Is It Risky to Sell a US Home to Help Fund a Retirement Abroad?

By The Penny Plan Editorial Team Published July 13, 2026 6 min read

A paid-off house represents years of equity, and for some retirees, selling it to fund a move abroad looks like a clean way to stretch retirement savings further. The idea is common enough that it’s worth walking through the moving pieces before treating it as a straightforward plan.

In a nutshell

Selling a US home to help fund a retirement abroad involves genuine tradeoffs, including currency exchange risk, the loss of a stable domestic housing asset, potential tax consequences on the sale, and the challenge of estimating living costs accurately in another country.
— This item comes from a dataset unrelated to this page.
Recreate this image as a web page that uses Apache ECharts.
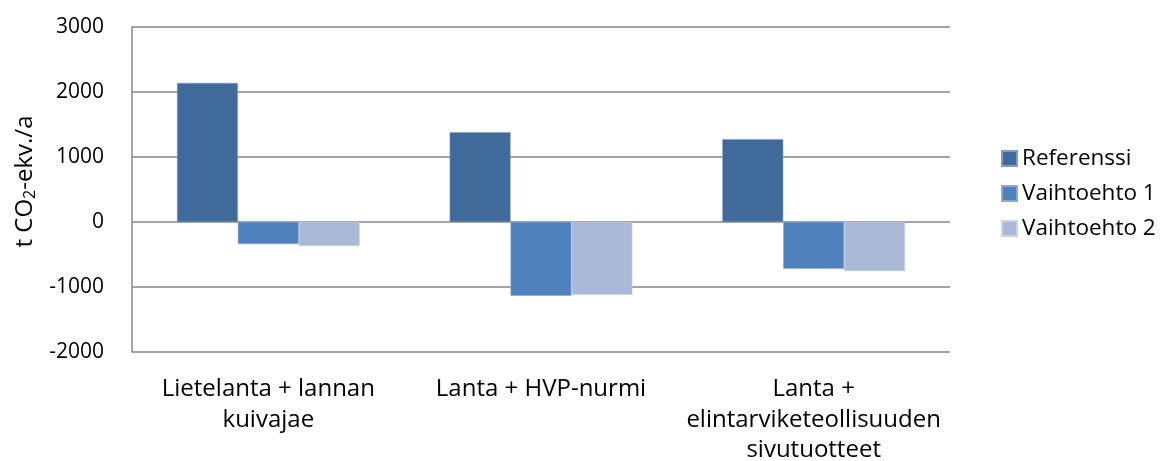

It isn’t inherently riskier or safer than staying put; it depends heavily on the specific country, the buyer’s overall financial picture, and how much of the retirement plan depends on that single asset.

What makes this different from a typical downsizing move

Selling a home within the same country generally keeps the proceeds in the same currency and under familiar legal and tax systems. Moving abroad adds layers: currency conversion means the value of the proceeds can shift with exchange rates after the fact, sometimes significantly, and outside anyone’s control. Housing, healthcare, and legal systems in another country may work very differently than expected, and a retiree relying entirely on home-sale proceeds has less flexibility to course-correct than one who’s also drawing from a diversified retirement plan built over a working career.

Financial factors worth weighing

Why relying on one asset changes the risk profile

A retirement plan that draws from several sources, savings accounts, retirement accounts, and other assets, generally has more room to absorb a bad year in any one of them. A plan built primarily around the proceeds of a single home sale carries more concentrated risk, since a currency shift or an unexpectedly high cost of living abroad has fewer other resources to offset it. This is one reason an emergency fund or comparable liquid reserve is often discussed as a foundation even for retirees, separate from whatever larger asset is funding the bulk of the plan.

Questions worth thinking through beforehand

Someone weighing this kind of move might consider how the plan holds up if the exchange rate moves unfavorably for an extended period, what healthcare access and cost actually look like as a resident rather than a visitor, and how legal residency and property ownership rules work in the destination country. These aren’t questions with universal answers, and the tradeoffs can look very different depending on the country and the retiree’s broader financial situation, including any remarriage or blended-family considerations that might affect how assets are structured.

The bottom line

Selling a US home to fund a retirement abroad can work well for some retirees and poorly for others, largely depending on how much of the plan depends on that single decision and how well the risks, currency, taxes, and cost-of-living uncertainty, have been thought through in advance. Treating it as one part of a broader plan, rather than the entire plan itself, tends to leave more room to adjust if any one assumption doesn’t hold up.